Credit card debt is expensive. Interest rates between 20% and 30% mean that a $5,000 balance costs you $80 to $125 per month in interest alone, before you've paid down a single dollar of the principal. Minimum payments are designed to keep you in debt for years. Most of what you pay each month goes to interest, not principal.

Paying off credit card debt on a tight budget is hard because there's limited margin to work with and the interest keeps accumulating while you figure it out. But it's possible, and the approach matters. This guide covers what to do first, how to find money when there doesn't seem to be any, and how to build a payoff plan that doesn't collapse after the first unexpected expense.

Step One: Stop Adding to the Balance

Before you can pay down debt, you need to stop increasing it. If you're regularly spending more than you earn and covering the gap with credit cards, any extra payment you make toward the balance is immediately offset by new charges. The debt doesn't go down even when you're trying.

This means getting a clear view of your monthly spending versus your monthly income. If you're in the red, that gap has to close before debt payoff is possible. That usually means reducing expenses, not just cutting one or two small things but finding the categories where real money is going and making real reductions there.

It can also mean increasing income in the short term: extra hours, freelance work, selling things you don't need.
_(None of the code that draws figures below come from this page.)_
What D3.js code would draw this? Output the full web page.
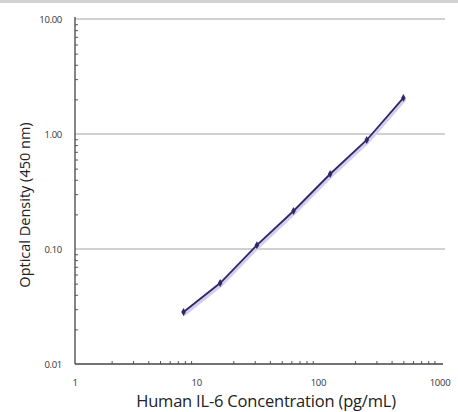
<!DOCTYPE html>
<html><head><meta charset="utf-8">
<script src="https://cdn.jsdelivr.net/npm/d3@7"></script>
<style>body{margin:0;background:#fff}svg{display:block}</style>
</head><body>
<svg id="c" width="458" height="412"></svg>
<script>
const concentrations = [7.8, 15.6, 31.25, 62.5, 125, 250, 500];
const odValues = [0.0283, 0.0506, 0.108, 0.214, 0.449, 0.887, 2.06];
const yTickValues = [0.01, 0.1, 1, 10];
const yTickLabels = ["0.01", "0.10", "1.00", "10.00"];
const xTickValues = [1, 10, 100, 1000];
const xTickLabels = ["1", "10", "100", "1000"];
const xTitle = "Human IL-6 Concentration (pg/mL)";
const yTitle = "Optical Density (450 nm)";

const svg = d3.select("#c");
const L = 75, R = 440, T = 19, B = 364;
const x = d3.scaleLog().domain([1, 1000]).range([L, R]);
const y = d3.scaleLog().domain([0.01, 10]).range([B, T]);

svg.append("rect").attr("x",0).attr("y",0).attr("width",458).attr("height",3).attr("fill","#d2d2d2");

// gridlines
svg.append("g").selectAll("line").data([0.1, 1, 10]).join("line")
  .attr("x1", L).attr("x2", 445).attr("y1", d=>y(d)).attr("y2", d=>y(d))
  .attr("stroke", "#c2c2c2").attr("stroke-width", 1.5);

// minor ticks
const minorY = [];
for (let e = -2; e < 1; e++) for (let m = 2; m <= 9; m++) minorY.push(m * Math.pow(10, e));
const minorX = [];
for (let e = 0; e < 3; e++) for (let m = 2; m <= 9; m++) minorX.push(m * Math.pow(10, e));

const yAxis = svg.append("g").attr("transform", `translate(${L},0)`)
  .call(d3.axisRight(y).tickValues(minorY).tickSize(3).tickFormat(""));
yAxis.select(".domain").remove();
yAxis.selectAll("line").attr("stroke","#555");

const xAxisMinor = svg.append("g").attr("transform", `translate(0,${B})`)
  .call(d3.axisTop(x).tickValues(minorX).tickSize(3).tickFormat(""));
xAxisMinor.select(".domain").remove();
xAxisMinor.selectAll("line").attr("stroke","#555");

// axis lines
svg.append("line").attr("x1",L).attr("x2",L).attr("y1",T-2).attr("y2",B).attr("stroke","#444").attr("stroke-width",1.3);
svg.append("line").attr("x1",L).attr("x2",x(1000)+3).attr("y1",B).attr("y2",B).attr("stroke","#444").attr("stroke-width",1.3);

// tick labels
svg.append("g").selectAll("text").data(yTickValues).join("text")
  .attr("x", 62).attr("y", d=>y(d)+3.5).attr("text-anchor","end")
  .attr("font-family","Open Sans, sans-serif").attr("font-size",9.5).attr("letter-spacing",-0.3).attr("fill","#333")
  .text((d,i)=>yTickLabels[i]);
svg.append("g").selectAll("text").data(xTickValues).join("text")
  .attr("x", d=>x(d)).attr("y", 386).attr("text-anchor","middle")
  .attr("font-family","Open Sans, sans-serif").attr("font-size",9.5).attr("letter-spacing",-0.3).attr("fill","#333")
  .text((d,i)=>xTickLabels[i]);

// titles
svg.append("text").attr("x", 266).attr("y", 407).attr("text-anchor","middle")
  .attr("font-family","Open Sans, sans-serif").attr("font-size",16.5).attr("letter-spacing",-0.2).attr("fill","#222").text(xTitle);
svg.append("text").attr("transform","translate(30,205) rotate(-90)").attr("text-anchor","middle")
  .attr("font-family","Open Sans, sans-serif").attr("font-size",14.5).attr("fill","#222").text(yTitle);

// series
const pts = concentrations.map((c,i)=>[c, odValues[i]]);
const line = d3.line().x(d=>x(d[0])).y(d=>y(d[1]));
svg.append("path").datum(pts).attr("d", line).attr("transform","translate(1,2)")
  .attr("fill","none").attr("stroke","#d4cdee").attr("stroke-width",3.5).attr("stroke-linecap","round");
svg.append("path").datum(pts).attr("d", line)
  .attr("fill","none").attr("stroke","#2e2966").attr("stroke-width",1.8);
svg.append("g").selectAll("path").data(pts).join("path")
  .attr("d", d3.symbol(d3.symbolDiamond, 18))
  .attr("transform", d=>`translate(${x(d[0])},${y(d[1])})`)
  .attr("fill","#2e2966");
</script>
</body></html>
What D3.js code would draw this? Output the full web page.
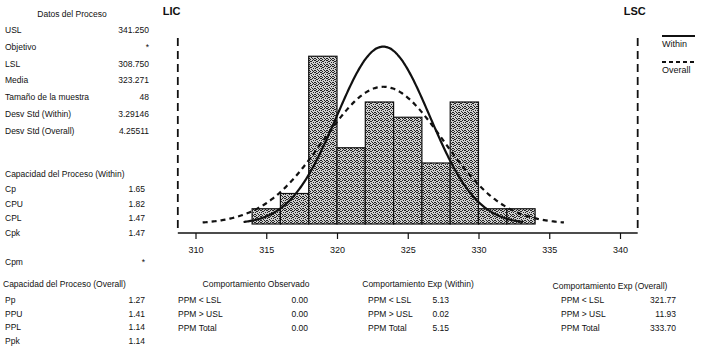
<!DOCTYPE html>
<html><head><meta charset="utf-8">
<script src="https://cdn.jsdelivr.net/npm/d3@7"></script>
<style>
body{margin:0;background:#fff}
svg{display:block}
text{font-family:"Liberation Sans",Arial,sans-serif;fill:#111}
</style>
</head><body>
<svg id="chart" width="704" height="354"></svg>
<script>
// Histogram bins (lower edges) and counts
const binStarts = [314, 316, 318, 320, 322, 324, 326, 328, 330, 332];
const binWidth = 2;
const counts = [1, 2, 11, 5, 8, 7, 4, 8, 1, 1];
const xTicks = [310, 315, 320, 325, 330, 335, 340];

// Process statistics
const lsl = 308.75, usl = 341.25;
const mean = 323.271, sdWithin = 3.29146, sdOverall = 4.25511, sampleSize = 48;

// Text tables
const processData = [["USL", "341.250"], ["Objetivo", "*"], ["LSL", "308.750"], ["Media", "323.271"],
  ["Tamaño de la muestra", "48"], ["Desv Std  (Within)", "3.29146"], ["Desv Std  (Overall)", "4.25511"]];
const withinCap = [["Cp", "1.65"], ["CPU", "1.82"], ["CPL", "1.47"], ["Cpk", "1.47"]];
const cpmRow = ["Cpm", "*"];
const overallCap = [["Pp", "1.27"], ["PPU", "1.41"], ["PPL", "1.14"], ["Ppk", "1.14"]];
const observed = [["PPM < LSL", "0.00"], ["PPM > USL", "0.00"], ["PPM Total", "0.00"]];
const expWithin = [["PPM < LSL", "5.13"], ["PPM > USL", "0.02"], ["PPM Total", "5.15"]];
const expOverall = [["PPM < LSL", "321.77"], ["PPM > USL", "11.93"], ["PPM Total", "333.70"]];

const svg = d3.select("#chart");

// speckled fill for the bars
const defs = svg.append("defs");
const pat = defs.append("pattern").attr("id", "speckle").attr("patternUnits", "userSpaceOnUse")
  .attr("width", 6).attr("height", 6);
pat.append("rect").attr("width", 6).attr("height", 6).attr("fill", "#cfcfcf");
[[0,0],[2,0],[4,1],[1,2],[3,2],[5,3],[0,4],[2,4],[4,5],[1,5],[3,0],[5,1],[3,4]].forEach(([a,b]) =>
  pat.append("rect").attr("x", a).attr("y", b).attr("width", 1).attr("height", 1).attr("fill", "#222"));

const x = d3.scaleLinear().domain([310, 340]).range([195.5, 620]);
const y = d3.scaleLinear().domain([0, 12]).range([224, 41]);
const axisY = 233;

// bars
svg.append("g").selectAll("rect").data(binStarts).join("rect")
  .attr("x", d => x(d))
  .attr("width", x(binWidth) - x(0))
  .attr("y", (d, i) => y(counts[i]))
  .attr("height", (d, i) => y(0) - y(counts[i]))
  .attr("fill", "url(#speckle)")
  .attr("stroke", "#111").attr("stroke-width", 1.2);

// fitted normal curves scaled to counts per bin
function normalCurve(sd) {
  const pts = d3.range(mean - 3 * sd, mean + 3 * sd + 1e-9, sd / 40);
  return pts.map(v => [v, sampleSize * binWidth * Math.exp(-0.5 * ((v - mean) / sd) ** 2) / (sd * Math.sqrt(2 * Math.PI))]);
}
const line = d3.line().x(d => x(d[0])).y(d => y(d[1])).curve(d3.curveBasis);
svg.append("path").attr("d", line(normalCurve(sdOverall))).attr("fill", "none")
  .attr("stroke", "#111").attr("stroke-width", 2.2).attr("stroke-dasharray", "5,4");
svg.append("path").attr("d", line(normalCurve(sdWithin))).attr("fill", "none")
  .attr("stroke", "#111").attr("stroke-width", 2.2);

// axis
const axis = svg.append("g").attr("transform", `translate(0,${axisY})`)
  .call(d3.axisBottom(x).tickValues(xTicks).tickSize(6).tickPadding(8));
axis.select(".domain").remove();
axis.selectAll(".tick line").attr("stroke", "#111").attr("stroke-width", 1.2);
axis.selectAll(".tick text").attr("font-size", 9).attr("font-family", "Liberation Sans, Arial, sans-serif").attr("fill", "#222");
svg.append("line").attr("x1", x(lsl)).attr("x2", x(usl)).attr("y1", axisY).attr("y2", axisY)
  .attr("stroke", "#111").attr("stroke-width", 1.5);

// specification limits
[lsl, usl].forEach(v => svg.append("line").attr("x1", x(v)).attr("x2", x(v)).attr("y1", 38).attr("y2", axisY)
  .attr("stroke", "#111").attr("stroke-width", 1.8).attr("stroke-dasharray", "8,5"));
svg.append("text").attr("x", x(lsl) - 15).attr("y", 15).attr("font-size", 11).attr("font-weight", "bold").text("LIC");
svg.append("text").attr("x", x(usl) - 14).attr("y", 15).attr("font-size", 11).attr("font-weight", "bold").text("LSC");

// legend
svg.append("line").attr("x1", 662).attr("x2", 695).attr("y1", 36).attr("y2", 36).attr("stroke", "#111").attr("stroke-width", 1.8);
svg.append("text").attr("x", 662).attr("y", 47).attr("font-size", 9).text("Within");
svg.append("line").attr("x1", 662).attr("x2", 695).attr("y1", 62).attr("y2", 62).attr("stroke", "#111").attr("stroke-width", 1.8).attr("stroke-dasharray", "4,3");
svg.append("text").attr("x", 662).attr("y", 73).attr("font-size", 9).text("Overall");

// text tables
function table(rows, lx, vx, y0, step) {
  const g = svg.append("g");
  rows.forEach((r, i) => {
    g.append("text").attr("x", lx).attr("y", y0 + i * step).attr("font-size", 8.5).text(r[0]);
    g.append("text").attr("x", vx).attr("y", y0 + i * step).attr("font-size", 8.5).attr("text-anchor", "end").text(r[1]);
  });
}
function header(txt, cx, yy, anchor) {
  svg.append("text").attr("x", cx).attr("y", yy).attr("font-size", 8.5).attr("text-anchor", anchor || "middle").text(txt);
}

header("Datos del Proceso", 72, 17);
table(processData, 5, 149, 33, 16.8);
header("Capacidad del Proceso (Within)", 5, 177, "start");
table(withinCap, 5, 145, 192, 14.7);
table([cpmRow], 5, 145, 265, 0);
header("Capacidad del Proceso (Overall)", 3, 287, "start");
table(overallCap, 5, 145, 303, 13.5);

header("Comportamiento Observado", 256, 287);
table(observed, 178, 308, 303, 14);
header("Comportamiento Exp  (Within)", 418, 287);
table(expWithin, 368, 449, 303, 14);
header("Comportamiento Exp  (Overall)", 610, 289);
table(expOverall, 561, 676, 303, 14);
</script>
</body></html>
Any income that isn't needed for bills goes straight to the card balance.

Face the Full Number

Many people with credit card debt avoid looking at the exact total. It feels better not to know precisely. But the exact total is the only thing that lets you make a real plan.

Write down every credit card, its current balance, its interest rate, and its minimum payment. Add up the totals. That number is your starting point. It won't feel good. That's fine. You can only get out of debt you can see clearly.

Find Even Small Extra Amounts

On a tight budget, the extra payment doesn't have to be large to make a meaningful difference. The math on high-interest debt is punishing, which means even small extra payments change the outcome significantly.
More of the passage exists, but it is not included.